● **TASK**:
Your job is to return the lines between the line holding "Generate a LaTeX" and the line holding "-- ([yshift=-3pt]cpnII.south east);", inclusive, exactly and with no pictures.
-- start SUPPLIED DATA --
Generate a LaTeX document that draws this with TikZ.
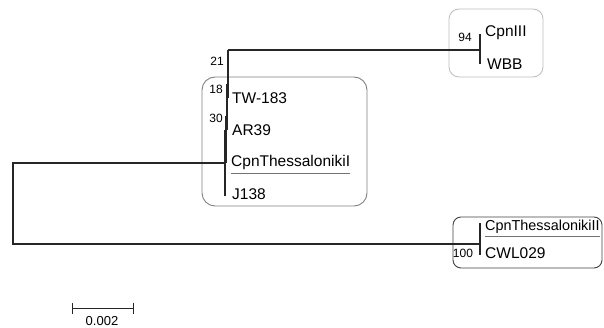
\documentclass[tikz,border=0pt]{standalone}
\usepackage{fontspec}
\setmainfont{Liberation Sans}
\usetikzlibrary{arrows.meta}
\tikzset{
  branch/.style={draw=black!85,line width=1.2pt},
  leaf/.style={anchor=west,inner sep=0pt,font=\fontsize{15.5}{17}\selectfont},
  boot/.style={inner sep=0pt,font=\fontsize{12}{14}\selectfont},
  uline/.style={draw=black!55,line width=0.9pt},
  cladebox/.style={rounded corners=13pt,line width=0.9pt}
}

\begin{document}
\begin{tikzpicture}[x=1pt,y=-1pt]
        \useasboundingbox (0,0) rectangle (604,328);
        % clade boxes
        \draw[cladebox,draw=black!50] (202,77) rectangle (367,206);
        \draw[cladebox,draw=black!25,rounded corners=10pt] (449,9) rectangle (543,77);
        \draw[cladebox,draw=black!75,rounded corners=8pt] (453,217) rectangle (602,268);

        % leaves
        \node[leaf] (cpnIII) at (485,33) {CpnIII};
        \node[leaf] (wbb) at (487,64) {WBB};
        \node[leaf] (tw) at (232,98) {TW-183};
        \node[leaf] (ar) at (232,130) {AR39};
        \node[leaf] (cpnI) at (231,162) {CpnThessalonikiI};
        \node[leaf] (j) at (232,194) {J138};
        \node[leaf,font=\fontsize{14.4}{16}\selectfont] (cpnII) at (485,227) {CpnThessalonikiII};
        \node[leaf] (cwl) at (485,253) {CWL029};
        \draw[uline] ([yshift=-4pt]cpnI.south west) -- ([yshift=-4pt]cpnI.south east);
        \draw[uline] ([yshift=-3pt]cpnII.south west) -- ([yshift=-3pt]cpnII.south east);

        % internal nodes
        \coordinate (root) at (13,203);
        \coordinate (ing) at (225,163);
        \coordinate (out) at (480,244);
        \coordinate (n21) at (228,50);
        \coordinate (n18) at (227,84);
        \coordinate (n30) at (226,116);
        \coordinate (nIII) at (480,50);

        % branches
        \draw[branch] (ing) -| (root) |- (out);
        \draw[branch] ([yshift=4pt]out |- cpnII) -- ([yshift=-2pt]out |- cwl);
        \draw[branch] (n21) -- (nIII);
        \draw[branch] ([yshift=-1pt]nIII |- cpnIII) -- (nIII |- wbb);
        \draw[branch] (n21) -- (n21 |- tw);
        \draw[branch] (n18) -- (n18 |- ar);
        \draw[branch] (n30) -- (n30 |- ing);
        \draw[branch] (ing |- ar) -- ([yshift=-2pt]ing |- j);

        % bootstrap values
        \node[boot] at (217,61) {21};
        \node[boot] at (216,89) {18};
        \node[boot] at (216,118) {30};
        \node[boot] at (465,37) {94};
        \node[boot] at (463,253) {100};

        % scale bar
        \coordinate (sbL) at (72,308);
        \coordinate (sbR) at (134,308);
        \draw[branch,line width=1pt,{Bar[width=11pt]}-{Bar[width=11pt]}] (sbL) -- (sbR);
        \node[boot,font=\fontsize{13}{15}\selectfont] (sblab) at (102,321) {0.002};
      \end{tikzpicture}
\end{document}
-- end SUPPLIED DATA --
-- start SUPPLIED DATA --
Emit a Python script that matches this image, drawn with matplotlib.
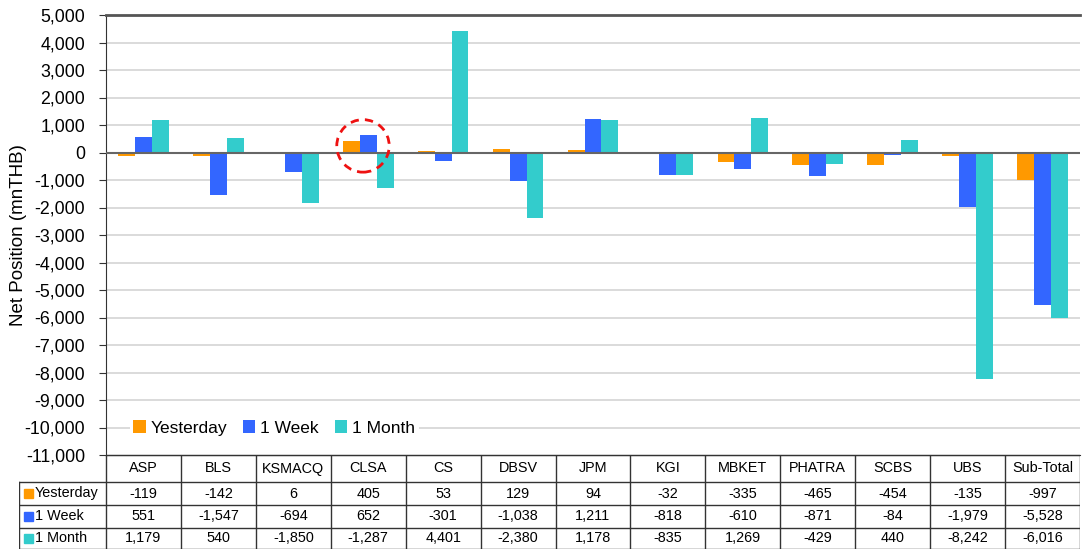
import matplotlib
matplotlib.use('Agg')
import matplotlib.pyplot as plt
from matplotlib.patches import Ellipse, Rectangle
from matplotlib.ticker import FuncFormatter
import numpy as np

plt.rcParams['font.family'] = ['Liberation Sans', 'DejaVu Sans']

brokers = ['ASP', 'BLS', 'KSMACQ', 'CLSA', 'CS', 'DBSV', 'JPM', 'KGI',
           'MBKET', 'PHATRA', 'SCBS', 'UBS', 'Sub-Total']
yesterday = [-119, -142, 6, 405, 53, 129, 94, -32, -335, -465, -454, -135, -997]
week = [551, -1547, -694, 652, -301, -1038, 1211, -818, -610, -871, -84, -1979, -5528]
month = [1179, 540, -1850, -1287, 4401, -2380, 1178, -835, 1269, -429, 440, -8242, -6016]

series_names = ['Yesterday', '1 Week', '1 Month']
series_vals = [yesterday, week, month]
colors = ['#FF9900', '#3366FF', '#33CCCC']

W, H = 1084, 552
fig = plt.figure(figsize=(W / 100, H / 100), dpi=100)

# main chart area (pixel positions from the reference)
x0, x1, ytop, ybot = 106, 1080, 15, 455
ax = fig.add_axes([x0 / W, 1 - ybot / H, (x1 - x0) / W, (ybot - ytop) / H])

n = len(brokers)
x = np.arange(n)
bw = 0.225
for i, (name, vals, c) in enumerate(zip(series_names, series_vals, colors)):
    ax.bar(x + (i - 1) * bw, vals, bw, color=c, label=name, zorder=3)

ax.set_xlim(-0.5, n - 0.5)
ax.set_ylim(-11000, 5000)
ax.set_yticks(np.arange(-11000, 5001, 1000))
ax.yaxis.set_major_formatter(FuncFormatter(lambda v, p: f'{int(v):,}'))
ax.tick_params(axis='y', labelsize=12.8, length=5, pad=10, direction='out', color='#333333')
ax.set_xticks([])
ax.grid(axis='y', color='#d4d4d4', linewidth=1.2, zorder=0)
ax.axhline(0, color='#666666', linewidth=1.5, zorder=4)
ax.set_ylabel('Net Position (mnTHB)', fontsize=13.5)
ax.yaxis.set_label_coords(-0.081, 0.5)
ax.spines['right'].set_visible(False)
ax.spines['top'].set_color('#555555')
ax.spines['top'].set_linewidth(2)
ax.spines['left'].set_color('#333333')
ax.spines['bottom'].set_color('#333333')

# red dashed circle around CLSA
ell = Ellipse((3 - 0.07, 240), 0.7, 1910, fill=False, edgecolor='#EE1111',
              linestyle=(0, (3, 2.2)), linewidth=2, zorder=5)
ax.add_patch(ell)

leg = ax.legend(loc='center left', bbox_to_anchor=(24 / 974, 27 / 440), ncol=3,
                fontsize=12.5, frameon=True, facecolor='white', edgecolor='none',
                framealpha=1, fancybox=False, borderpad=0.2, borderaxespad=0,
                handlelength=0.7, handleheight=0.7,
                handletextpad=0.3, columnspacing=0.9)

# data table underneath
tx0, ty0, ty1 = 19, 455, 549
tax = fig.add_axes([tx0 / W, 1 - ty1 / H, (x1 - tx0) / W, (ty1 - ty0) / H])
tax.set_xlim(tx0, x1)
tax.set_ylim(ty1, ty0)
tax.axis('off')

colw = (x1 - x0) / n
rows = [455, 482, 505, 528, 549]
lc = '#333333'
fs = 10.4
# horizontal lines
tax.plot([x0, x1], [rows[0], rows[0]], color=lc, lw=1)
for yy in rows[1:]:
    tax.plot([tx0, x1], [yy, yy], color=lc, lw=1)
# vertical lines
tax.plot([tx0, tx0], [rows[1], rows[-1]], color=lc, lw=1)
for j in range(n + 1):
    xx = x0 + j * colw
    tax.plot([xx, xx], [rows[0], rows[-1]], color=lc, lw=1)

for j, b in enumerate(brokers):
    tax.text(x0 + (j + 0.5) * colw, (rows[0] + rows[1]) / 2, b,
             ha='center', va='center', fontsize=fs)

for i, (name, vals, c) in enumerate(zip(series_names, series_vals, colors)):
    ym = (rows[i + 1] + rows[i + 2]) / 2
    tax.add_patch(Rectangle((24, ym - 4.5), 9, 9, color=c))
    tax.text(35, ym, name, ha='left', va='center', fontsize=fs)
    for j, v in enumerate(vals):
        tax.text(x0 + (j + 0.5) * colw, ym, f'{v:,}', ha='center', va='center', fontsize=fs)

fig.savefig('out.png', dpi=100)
-- end SUPPLIED DATA --
● **COMPLETED EXERCISE**:
Generate a LaTeX document that draws this with TikZ.
\documentclass[tikz,border=0pt]{standalone}
\usepackage{fontspec}
\setmainfont{Liberation Sans}
\usetikzlibrary{arrows.meta}
\tikzset{
  branch/.style={draw=black!85,line width=1.2pt},
  leaf/.style={anchor=west,inner sep=0pt,font=\fontsize{15.5}{17}\selectfont},
  boot/.style={inner sep=0pt,font=\fontsize{12}{14}\selectfont},
  uline/.style={draw=black!55,line width=0.9pt},
  cladebox/.style={rounded corners=13pt,line width=0.9pt}
}

\begin{document}
\begin{tikzpicture}[x=1pt,y=-1pt]
        \useasboundingbox (0,0) rectangle (604,328);
        % clade boxes
        \draw[cladebox,draw=black!50] (202,77) rectangle (367,206);
        \draw[cladebox,draw=black!25,rounded corners=10pt] (449,9) rectangle (543,77);
        \draw[cladebox,draw=black!75,rounded corners=8pt] (453,217) rectangle (602,268);

        % leaves
        \node[leaf] (cpnIII) at (485,33) {CpnIII};
        \node[leaf] (wbb) at (487,64) {WBB};
        \node[leaf] (tw) at (232,98) {TW-183};
        \node[leaf] (ar) at (232,130) {AR39};
        \node[leaf] (cpnI) at (231,162) {CpnThessalonikiI};
        \node[leaf] (j) at (232,194) {J138};
        \node[leaf,font=\fontsize{14.4}{16}\selectfont] (cpnII) at (485,227) {CpnThessalonikiII};
        \node[leaf] (cwl) at (485,253) {CWL029};
        \draw[uline] ([yshift=-4pt]cpnI.south west) -- ([yshift=-4pt]cpnI.south east);
        \draw[uline] ([yshift=-3pt]cpnII.south west) -- ([yshift=-3pt]cpnII.south east);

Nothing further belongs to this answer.